#### DIRECTION:
Your task is to write out the complete listing exactly as it is shown.
>> BEGIN
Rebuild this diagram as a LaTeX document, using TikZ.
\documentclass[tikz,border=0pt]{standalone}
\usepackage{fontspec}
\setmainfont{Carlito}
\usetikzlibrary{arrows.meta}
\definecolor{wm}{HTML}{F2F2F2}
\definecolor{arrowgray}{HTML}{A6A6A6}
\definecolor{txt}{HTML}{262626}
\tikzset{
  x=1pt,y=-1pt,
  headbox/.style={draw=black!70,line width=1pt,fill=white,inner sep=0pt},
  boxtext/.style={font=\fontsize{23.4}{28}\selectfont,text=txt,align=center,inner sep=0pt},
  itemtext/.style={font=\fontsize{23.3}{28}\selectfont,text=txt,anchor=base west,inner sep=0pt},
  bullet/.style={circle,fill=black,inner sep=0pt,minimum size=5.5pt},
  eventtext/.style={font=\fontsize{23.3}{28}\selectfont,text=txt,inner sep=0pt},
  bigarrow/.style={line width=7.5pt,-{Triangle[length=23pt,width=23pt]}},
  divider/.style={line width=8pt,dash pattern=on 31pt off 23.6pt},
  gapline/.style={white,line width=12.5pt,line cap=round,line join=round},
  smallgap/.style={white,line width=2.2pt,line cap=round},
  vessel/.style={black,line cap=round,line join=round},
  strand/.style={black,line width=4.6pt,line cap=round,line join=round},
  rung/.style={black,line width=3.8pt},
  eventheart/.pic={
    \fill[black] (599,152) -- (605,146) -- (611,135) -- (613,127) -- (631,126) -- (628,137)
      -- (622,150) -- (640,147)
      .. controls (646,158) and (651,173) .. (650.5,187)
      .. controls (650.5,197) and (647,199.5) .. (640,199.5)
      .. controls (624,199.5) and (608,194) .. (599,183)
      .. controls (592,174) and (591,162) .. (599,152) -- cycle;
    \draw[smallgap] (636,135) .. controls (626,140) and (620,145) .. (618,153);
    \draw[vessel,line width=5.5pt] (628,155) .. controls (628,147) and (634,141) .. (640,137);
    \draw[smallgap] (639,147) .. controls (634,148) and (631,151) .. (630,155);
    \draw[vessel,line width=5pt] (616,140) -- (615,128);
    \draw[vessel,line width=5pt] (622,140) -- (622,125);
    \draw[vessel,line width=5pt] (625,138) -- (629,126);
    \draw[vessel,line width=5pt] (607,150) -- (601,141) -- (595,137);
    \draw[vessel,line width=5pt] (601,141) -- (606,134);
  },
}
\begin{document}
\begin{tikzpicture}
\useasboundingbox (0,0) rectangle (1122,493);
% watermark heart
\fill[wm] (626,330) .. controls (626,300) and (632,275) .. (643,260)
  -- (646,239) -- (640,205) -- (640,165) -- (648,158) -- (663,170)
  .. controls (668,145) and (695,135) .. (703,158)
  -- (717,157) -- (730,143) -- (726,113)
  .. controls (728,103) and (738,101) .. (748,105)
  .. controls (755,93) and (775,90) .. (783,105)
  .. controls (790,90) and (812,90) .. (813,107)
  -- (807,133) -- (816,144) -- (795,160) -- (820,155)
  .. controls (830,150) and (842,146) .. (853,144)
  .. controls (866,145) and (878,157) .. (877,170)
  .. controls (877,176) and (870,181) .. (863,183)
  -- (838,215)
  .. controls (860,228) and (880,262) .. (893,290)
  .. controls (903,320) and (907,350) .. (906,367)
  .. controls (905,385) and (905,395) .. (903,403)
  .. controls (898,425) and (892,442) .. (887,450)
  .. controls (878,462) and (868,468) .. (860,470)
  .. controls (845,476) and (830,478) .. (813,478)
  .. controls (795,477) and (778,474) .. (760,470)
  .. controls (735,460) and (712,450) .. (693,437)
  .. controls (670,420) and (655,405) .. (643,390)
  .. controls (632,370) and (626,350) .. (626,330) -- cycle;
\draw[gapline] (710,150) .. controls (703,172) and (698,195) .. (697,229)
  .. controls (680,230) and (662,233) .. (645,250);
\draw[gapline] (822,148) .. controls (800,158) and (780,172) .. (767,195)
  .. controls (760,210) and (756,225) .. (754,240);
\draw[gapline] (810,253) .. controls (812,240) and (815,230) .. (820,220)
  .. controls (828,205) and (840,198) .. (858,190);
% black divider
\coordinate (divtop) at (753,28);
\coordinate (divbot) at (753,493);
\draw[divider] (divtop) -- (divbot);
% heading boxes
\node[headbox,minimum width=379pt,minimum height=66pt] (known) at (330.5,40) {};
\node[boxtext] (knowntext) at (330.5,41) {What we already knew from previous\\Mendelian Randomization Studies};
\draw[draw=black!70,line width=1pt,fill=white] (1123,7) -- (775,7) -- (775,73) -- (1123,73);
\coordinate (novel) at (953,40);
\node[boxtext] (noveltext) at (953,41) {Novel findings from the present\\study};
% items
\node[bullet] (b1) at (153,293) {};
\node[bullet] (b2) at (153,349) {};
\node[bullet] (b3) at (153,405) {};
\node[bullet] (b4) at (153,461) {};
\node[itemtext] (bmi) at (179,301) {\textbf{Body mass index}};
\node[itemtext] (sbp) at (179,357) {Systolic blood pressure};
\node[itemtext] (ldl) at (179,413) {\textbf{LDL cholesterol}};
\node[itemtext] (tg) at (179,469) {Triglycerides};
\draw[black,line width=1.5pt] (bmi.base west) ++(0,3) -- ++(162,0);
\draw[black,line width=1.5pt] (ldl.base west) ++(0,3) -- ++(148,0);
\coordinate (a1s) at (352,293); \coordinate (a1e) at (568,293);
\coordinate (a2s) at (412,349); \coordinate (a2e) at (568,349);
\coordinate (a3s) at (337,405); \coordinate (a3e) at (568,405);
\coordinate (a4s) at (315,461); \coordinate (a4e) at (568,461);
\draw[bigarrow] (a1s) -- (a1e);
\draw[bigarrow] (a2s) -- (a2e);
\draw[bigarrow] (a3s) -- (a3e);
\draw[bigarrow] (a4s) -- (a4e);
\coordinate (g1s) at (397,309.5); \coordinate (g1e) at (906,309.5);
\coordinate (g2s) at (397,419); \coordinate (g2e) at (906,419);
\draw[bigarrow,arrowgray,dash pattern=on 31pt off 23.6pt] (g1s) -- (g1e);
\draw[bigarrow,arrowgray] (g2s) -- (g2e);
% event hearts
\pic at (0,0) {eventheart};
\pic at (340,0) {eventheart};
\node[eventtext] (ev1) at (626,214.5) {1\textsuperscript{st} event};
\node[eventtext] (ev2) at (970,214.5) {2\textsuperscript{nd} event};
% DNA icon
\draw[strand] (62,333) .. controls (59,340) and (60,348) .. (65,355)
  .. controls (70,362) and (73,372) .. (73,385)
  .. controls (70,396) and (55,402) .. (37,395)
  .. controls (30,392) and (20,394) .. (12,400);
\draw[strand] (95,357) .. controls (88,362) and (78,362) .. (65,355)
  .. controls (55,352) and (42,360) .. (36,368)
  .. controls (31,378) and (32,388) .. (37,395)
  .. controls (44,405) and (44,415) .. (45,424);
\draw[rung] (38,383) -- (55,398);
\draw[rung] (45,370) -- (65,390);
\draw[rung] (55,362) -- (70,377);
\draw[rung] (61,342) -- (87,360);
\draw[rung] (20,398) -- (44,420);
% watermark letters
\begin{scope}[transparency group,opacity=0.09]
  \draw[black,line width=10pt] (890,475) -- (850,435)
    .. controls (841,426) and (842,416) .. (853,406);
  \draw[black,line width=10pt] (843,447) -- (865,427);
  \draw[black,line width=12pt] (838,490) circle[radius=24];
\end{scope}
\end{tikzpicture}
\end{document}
>> END
#### COMPLETED EXERCISE:
Rebuild this diagram as a LaTeX document, using TikZ.
\documentclass[tikz,border=0pt]{standalone}
\usepackage{fontspec}
\setmainfont{Carlito}
\usetikzlibrary{arrows.meta}
\definecolor{wm}{HTML}{F2F2F2}
\definecolor{arrowgray}{HTML}{A6A6A6}
\definecolor{txt}{HTML}{262626}
\tikzset{
  x=1pt,y=-1pt,
  headbox/.style={draw=black!70,line width=1pt,fill=white,inner sep=0pt},
  boxtext/.style={font=\fontsize{23.4}{28}\selectfont,text=txt,align=center,inner sep=0pt},
  itemtext/.style={font=\fontsize{23.3}{28}\selectfont,text=txt,anchor=base west,inner sep=0pt},
  bullet/.style={circle,fill=black,inner sep=0pt,minimum size=5.5pt},
  eventtext/.style={font=\fontsize{23.3}{28}\selectfont,text=txt,inner sep=0pt},
  bigarrow/.style={line width=7.5pt,-{Triangle[length=23pt,width=23pt]}},
  divider/.style={line width=8pt,dash pattern=on 31pt off 23.6pt},
  gapline/.style={white,line width=12.5pt,line cap=round,line join=round},
  smallgap/.style={white,line width=2.2pt,line cap=round},
  vessel/.style={black,line cap=round,line join=round},
  strand/.style={black,line width=4.6pt,line cap=round,line join=round},
  rung/.style={black,line width=3.8pt},
  eventheart/.pic={
    \fill[black] (599,152) -- (605,146) -- (611,135) -- (613,127) -- (631,126) -- (628,137)
      -- (622,150) -- (640,147)
      .. controls (646,158) and (651,173) .. (650.5,187)
      .. controls (650.5,197) and (647,199.5) .. (640,199.5)
      .. controls (624,199.5) and (608,194) .. (599,183)
      .. controls (592,174) and (591,162) .. (599,152) -- cycle;
    \draw[smallgap] (636,135) .. controls (626,140) and (620,145) .. (618,153);
    \draw[vessel,line width=5.5pt] (628,155) .. controls (628,147) and (634,141) .. (640,137);
    \draw[smallgap] (639,147) .. controls (634,148) and (631,151) .. (630,155);
    \draw[vessel,line width=5pt] (616,140) -- (615,128);
    \draw[vessel,line width=5pt] (622,140) -- (622,125);
    \draw[vessel,line width=5pt] (625,138) -- (629,126);
    \draw[vessel,line width=5pt] (607,150) -- (601,141) -- (595,137);
    \draw[vessel,line width=5pt] (601,141) -- (606,134);
  },
}
\begin{document}
\begin{tikzpicture}
\useasboundingbox (0,0) rectangle (1122,493);
% watermark heart
\fill[wm] (626,330) .. controls (626,300) and (632,275) .. (643,260)
  -- (646,239) -- (640,205) -- (640,165) -- (648,158) -- (663,170)
  .. controls (668,145) and (695,135) .. (703,158)
  -- (717,157) -- (730,143) -- (726,113)
  .. controls (728,103) and (738,101) .. (748,105)
  .. controls (755,93) and (775,90) .. (783,105)
  .. controls (790,90) and (812,90) .. (813,107)
  -- (807,133) -- (816,144) -- (795,160) -- (820,155)
  .. controls (830,150) and (842,146) .. (853,144)
  .. controls (866,145) and (878,157) .. (877,170)
  .. controls (877,176) and (870,181) .. (863,183)
  -- (838,215)
  .. controls (860,228) and (880,262) .. (893,290)
  .. controls (903,320) and (907,350) .. (906,367)
  .. controls (905,385) and (905,395) .. (903,403)
  .. controls (898,425) and (892,442) .. (887,450)
  .. controls (878,462) and (868,468) .. (860,470)
  .. controls (845,476) and (830,478) .. (813,478)
  .. controls (795,477) and (778,474) .. (760,470)
  .. controls (735,460) and (712,450) .. (693,437)
  .. controls (670,420) and (655,405) .. (643,390)
  .. controls (632,370) and (626,350) .. (626,330) -- cycle;
\draw[gapline] (710,150) .. controls (703,172) and (698,195) .. (697,229)
  .. controls (680,230) and (662,233) .. (645,250);
\draw[gapline] (822,148) .. controls (800,158) and (780,172) .. (767,195)
  .. controls (760,210) and (756,225) .. (754,240);
\draw[gapline] (810,253) .. controls (812,240) and (815,230) .. (820,220)
  .. controls (828,205) and (840,198) .. (858,190);
% black divider
\coordinate (divtop) at (753,28);
\coordinate (divbot) at (753,493);
\draw[divider] (divtop) -- (divbot);
% heading boxes
\node[headbox,minimum width=379pt,minimum height=66pt] (known) at (330.5,40) {};
\node[boxtext] (knowntext) at (330.5,41) {What we already knew from previous\\Mendelian Randomization Studies};
\draw[draw=black!70,line width=1pt,fill=white] (1123,7) -- (775,7) -- (775,73) -- (1123,73);
\coordinate (novel) at (953,40);
\node[boxtext] (noveltext) at (953,41) {Novel findings from the present\\study};
% items
\node[bullet] (b1) at (153,293) {};
\node[bullet] (b2) at (153,349) {};
\node[bullet] (b3) at (153,405) {};
\node[bullet] (b4) at (153,461) {};
\node[itemtext] (bmi) at (179,301) {\textbf{Body mass index}};
\node[itemtext] (sbp) at (179,357) {Systolic blood pressure};
\node[itemtext] (ldl) at (179,413) {\textbf{LDL cholesterol}};
\node[itemtext] (tg) at (179,469) {Triglycerides};
\draw[black,line width=1.5pt] (bmi.base west) ++(0,3) -- ++(162,0);
\draw[black,line width=1.5pt] (ldl.base west) ++(0,3) -- ++(148,0);
\coordinate (a1s) at (352,293); \coordinate (a1e) at (568,293);
\coordinate (a2s) at (412,349); \coordinate (a2e) at (568,349);
\coordinate (a3s) at (337,405); \coordinate (a3e) at (568,405);
\coordinate (a4s) at (315,461); \coordinate (a4e) at (568,461);
\draw[bigarrow] (a1s) -- (a1e);
\draw[bigarrow] (a2s) -- (a2e);
\draw[bigarrow] (a3s) -- (a3e);
\draw[bigarrow] (a4s) -- (a4e);
\coordinate (g1s) at (397,309.5); \coordinate (g1e) at (906,309.5);
\coordinate (g2s) at (397,419); \coordinate (g2e) at (906,419);
\draw[bigarrow,arrowgray,dash pattern=on 31pt off 23.6pt] (g1s) -- (g1e);
\draw[bigarrow,arrowgray] (g2s) -- (g2e);
% event hearts
\pic at (0,0) {eventheart};
\pic at (340,0) {eventheart};
\node[eventtext] (ev1) at (626,214.5) {1\textsuperscript{st} event};
\node[eventtext] (ev2) at (970,214.5) {2\textsuperscript{nd} event};
% DNA icon
\draw[strand] (62,333) .. controls (59,340) and (60,348) .. (65,355)
  .. controls (70,362) and (73,372) .. (73,385)
  .. controls (70,396) and (55,402) .. (37,395)
  .. controls (30,392) and (20,394) .. (12,400);
\draw[strand] (95,357) .. controls (88,362) and (78,362) .. (65,355)
  .. controls (55,352) and (42,360) .. (36,368)
  .. controls (31,378) and (32,388) .. (37,395)
  .. controls (44,405) and (44,415) .. (45,424);
\draw[rung] (38,383) -- (55,398);
\draw[rung] (45,370) -- (65,390);
\draw[rung] (55,362) -- (70,377);
\draw[rung] (61,342) -- (87,360);
\draw[rung] (20,398) -- (44,420);
% watermark letters
\begin{scope}[transparency group,opacity=0.09]
  \draw[black,line width=10pt] (890,475) -- (850,435)
    .. controls (841,426) and (842,416) .. (853,406);
  \draw[black,line width=10pt] (843,447) -- (865,427);
  \draw[black,line width=12pt] (838,490) circle[radius=24];
\end{scope}
\end{tikzpicture}
\end{document}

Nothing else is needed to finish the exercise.